Matera, société d’aide aux syndics bénévoles, s’était fait connaître en 2020 par le biais d’une campagne publicitaire dénommée « Merci syndic ». Se voulant humoristique, celle-ci parodiait les griefs des copropriétaires à l’encontre de leur gestionnaire : « Merci syndic pour votre musique d’attente, maintenant je connais Vivaldi par cœur » ou encore « Merci syndic pour les fuites d’eau, c’est tous les jours piscine ». En parallèle, un site Internet avait été créé pour parodier la difficulté que rencontrent les copropriétaires pour changer de syndic. Et cette campagne de se conclure par « Vive le syndic libre ».
Un humour que les syndics n’ont que modérément apprécié vu qu’ils ont intenté une action à l’encontre de la société Matera pour dénigrement. Et le juge de leur donner raison, estimant que les termes employés revêtent incontestablement un caractère fortement péjoratif et dévalorisant, jetant le discrédit sur la profession.
Par ailleurs, au-delà de l’esprit de cette campagne, que l’on appréciera ou non, il en découle une véritable problématique pour les copropriétaires : la société Matera est-elle un syndic ?
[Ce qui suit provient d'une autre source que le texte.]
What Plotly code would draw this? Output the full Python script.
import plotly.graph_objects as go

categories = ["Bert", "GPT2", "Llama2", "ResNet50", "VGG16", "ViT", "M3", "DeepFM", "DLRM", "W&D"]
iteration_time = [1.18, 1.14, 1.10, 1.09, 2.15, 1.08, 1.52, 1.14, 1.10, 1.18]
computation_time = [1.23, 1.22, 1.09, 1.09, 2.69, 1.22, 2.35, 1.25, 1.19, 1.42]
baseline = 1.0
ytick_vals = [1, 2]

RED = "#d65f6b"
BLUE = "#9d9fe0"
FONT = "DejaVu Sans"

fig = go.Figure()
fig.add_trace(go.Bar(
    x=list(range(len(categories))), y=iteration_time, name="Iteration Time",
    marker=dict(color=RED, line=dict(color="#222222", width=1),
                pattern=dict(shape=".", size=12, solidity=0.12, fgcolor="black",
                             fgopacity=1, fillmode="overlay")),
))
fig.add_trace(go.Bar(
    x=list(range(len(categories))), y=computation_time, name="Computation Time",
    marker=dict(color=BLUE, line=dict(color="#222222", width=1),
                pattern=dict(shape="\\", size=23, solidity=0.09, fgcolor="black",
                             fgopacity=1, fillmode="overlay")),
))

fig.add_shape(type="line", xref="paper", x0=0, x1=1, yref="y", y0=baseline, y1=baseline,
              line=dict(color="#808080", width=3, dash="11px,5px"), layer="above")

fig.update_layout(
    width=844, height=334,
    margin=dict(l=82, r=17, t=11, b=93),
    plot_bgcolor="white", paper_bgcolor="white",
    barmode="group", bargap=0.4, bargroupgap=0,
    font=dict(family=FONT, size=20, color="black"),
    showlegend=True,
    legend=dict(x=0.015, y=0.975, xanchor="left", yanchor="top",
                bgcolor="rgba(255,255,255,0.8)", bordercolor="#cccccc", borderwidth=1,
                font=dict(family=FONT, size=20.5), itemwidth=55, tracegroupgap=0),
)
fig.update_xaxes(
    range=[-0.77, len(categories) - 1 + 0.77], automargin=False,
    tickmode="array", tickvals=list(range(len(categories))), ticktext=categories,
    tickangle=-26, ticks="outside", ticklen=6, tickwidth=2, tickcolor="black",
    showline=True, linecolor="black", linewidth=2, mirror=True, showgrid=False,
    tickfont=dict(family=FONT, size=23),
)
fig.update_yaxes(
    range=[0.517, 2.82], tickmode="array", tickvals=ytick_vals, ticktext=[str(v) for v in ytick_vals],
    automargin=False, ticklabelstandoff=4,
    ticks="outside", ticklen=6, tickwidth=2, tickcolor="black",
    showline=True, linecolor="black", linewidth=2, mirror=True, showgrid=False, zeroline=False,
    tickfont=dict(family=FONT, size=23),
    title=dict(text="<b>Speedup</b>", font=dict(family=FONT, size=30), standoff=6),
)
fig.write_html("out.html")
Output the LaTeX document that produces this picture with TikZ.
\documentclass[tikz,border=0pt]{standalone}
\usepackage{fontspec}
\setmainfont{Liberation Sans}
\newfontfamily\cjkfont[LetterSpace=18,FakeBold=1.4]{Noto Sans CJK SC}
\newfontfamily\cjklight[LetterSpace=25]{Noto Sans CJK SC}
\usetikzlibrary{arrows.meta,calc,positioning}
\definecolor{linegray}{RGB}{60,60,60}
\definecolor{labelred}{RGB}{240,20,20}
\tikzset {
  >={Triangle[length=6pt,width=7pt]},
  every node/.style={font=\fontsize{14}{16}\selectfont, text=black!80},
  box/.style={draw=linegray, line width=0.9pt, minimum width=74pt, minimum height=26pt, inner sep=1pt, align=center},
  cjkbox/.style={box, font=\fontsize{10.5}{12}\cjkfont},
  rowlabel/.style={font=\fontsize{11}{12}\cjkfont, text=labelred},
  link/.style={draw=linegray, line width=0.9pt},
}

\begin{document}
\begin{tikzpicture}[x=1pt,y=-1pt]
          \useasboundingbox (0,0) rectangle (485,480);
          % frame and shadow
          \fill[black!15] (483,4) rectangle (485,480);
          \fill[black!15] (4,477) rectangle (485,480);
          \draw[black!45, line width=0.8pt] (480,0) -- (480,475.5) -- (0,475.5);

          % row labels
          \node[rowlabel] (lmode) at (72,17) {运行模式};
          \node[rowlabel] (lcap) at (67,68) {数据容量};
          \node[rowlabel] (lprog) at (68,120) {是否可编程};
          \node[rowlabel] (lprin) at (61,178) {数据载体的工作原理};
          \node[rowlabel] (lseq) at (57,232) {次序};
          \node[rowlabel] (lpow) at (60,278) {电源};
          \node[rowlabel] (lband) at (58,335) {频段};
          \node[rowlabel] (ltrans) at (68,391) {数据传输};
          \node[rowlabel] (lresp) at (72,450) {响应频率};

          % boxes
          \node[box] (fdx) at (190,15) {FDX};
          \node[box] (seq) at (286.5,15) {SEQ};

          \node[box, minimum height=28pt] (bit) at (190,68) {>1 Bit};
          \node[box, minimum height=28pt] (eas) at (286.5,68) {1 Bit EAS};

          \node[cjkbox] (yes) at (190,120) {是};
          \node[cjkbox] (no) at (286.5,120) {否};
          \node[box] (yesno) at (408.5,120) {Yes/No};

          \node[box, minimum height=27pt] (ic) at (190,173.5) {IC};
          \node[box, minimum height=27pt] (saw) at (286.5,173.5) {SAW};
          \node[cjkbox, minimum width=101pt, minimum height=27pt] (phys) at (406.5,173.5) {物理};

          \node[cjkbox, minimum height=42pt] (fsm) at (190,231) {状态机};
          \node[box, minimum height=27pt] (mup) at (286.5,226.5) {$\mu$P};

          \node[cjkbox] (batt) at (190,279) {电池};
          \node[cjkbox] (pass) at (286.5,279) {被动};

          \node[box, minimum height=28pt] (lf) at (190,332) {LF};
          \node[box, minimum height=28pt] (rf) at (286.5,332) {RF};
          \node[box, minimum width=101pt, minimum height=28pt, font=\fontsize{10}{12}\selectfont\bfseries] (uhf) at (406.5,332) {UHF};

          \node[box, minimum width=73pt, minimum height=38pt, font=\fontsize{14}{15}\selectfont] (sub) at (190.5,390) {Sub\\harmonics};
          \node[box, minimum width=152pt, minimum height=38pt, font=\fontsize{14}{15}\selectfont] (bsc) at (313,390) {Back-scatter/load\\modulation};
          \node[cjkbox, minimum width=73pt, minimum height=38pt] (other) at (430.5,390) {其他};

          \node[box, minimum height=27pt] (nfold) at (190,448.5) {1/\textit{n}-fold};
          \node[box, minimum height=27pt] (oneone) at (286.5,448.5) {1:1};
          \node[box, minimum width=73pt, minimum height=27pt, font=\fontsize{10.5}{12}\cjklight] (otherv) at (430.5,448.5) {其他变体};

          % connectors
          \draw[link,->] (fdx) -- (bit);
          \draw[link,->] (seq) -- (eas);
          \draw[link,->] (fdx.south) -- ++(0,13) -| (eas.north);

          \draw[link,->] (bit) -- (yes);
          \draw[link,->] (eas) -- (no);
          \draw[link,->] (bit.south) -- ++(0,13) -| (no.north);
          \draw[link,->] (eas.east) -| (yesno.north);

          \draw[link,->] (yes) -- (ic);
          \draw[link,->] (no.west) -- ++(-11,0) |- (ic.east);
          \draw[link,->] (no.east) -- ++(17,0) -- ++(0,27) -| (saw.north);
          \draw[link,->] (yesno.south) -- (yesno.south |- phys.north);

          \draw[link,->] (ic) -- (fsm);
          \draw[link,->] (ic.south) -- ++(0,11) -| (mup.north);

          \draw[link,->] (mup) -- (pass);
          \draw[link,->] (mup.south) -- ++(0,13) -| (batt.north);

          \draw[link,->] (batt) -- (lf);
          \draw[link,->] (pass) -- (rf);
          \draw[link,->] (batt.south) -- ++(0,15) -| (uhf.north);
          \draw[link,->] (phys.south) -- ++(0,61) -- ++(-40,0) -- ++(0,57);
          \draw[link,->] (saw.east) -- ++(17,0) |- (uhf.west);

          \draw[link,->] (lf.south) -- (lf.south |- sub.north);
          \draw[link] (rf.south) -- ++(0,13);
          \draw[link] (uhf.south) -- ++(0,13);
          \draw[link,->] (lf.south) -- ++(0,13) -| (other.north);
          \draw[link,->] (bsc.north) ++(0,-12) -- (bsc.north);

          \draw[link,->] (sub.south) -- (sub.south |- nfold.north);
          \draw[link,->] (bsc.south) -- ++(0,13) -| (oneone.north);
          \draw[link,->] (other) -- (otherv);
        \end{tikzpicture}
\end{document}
Dans les faits, il s’agit d’une start-up qui propose des services aux copropriétaires qui ont constitué un syndicat coopératif. Dans cette forme de gestion, qui doit être validée par l’assemblée générale, c’est le président du conseil syndical qui assure les fonctions de syndic. Or, au regard de la terminologie employée dans sa communication, on pouvait légitimement penser que Matera exerçait les fonctions de syndic, comme n’importe quel autre professionnel, si ce n’est que la gestion y est dématérialisée. Un syndic en ligne en quelque sorte. On peut donc imaginer la déconvenue des copropriétaires lorsqu’ils se sont rendus compte qu’ils allaient devoir eux-mêmes gérer leur copropriété, quand bien même seraient-ils aidés par les outils informatiques mis à leur disposition par Matéra. Les juges ont considéré que les termes utilisés, tels « Votez Matera à la prochaine assemblée générale » ou « remerciez votre syndic et passez chez Matera » étaient suffisamment ambigus pour tenter d’installer l’idée qu’il y avait une identité de nature et de fonctions entre la société Matera et un syndic professionnel, ce qui n’est pas le cas. Le Tribunal a donc retenu qu’il y avait une pratique commerciale déloyale et trompeuse susceptible d’induire en erreur un consommateur normalement informé et raisonnablement attentif et avisé.
Le débat ne porte pas, en réalité, sur la légitimité d’une telle entreprise d’offrir des services d’assistance aux copropriétaires qui gèrent bénévolement leur immeuble. Personne ne remet en cause ce point et les juges considèrent d’ailleurs que cette fonction d’assistance ne constitue pas un exercice illégal de la profession de syndic. Or, il importe que les copropriétaires soient correctement informés de la nature de leur prestataire. Jouer sur la terminologie opposant un syndic et un syndic coopératif a clairement porté préjudice à Matera, indépendamment de la campagne de dénigrement, la société induisant en erreur les copropriétaires qui pensaient que cette dernière exercerait les fonctions de syndic.
Jugement du tribunal de commerce de Paris, 24 janvier 2022.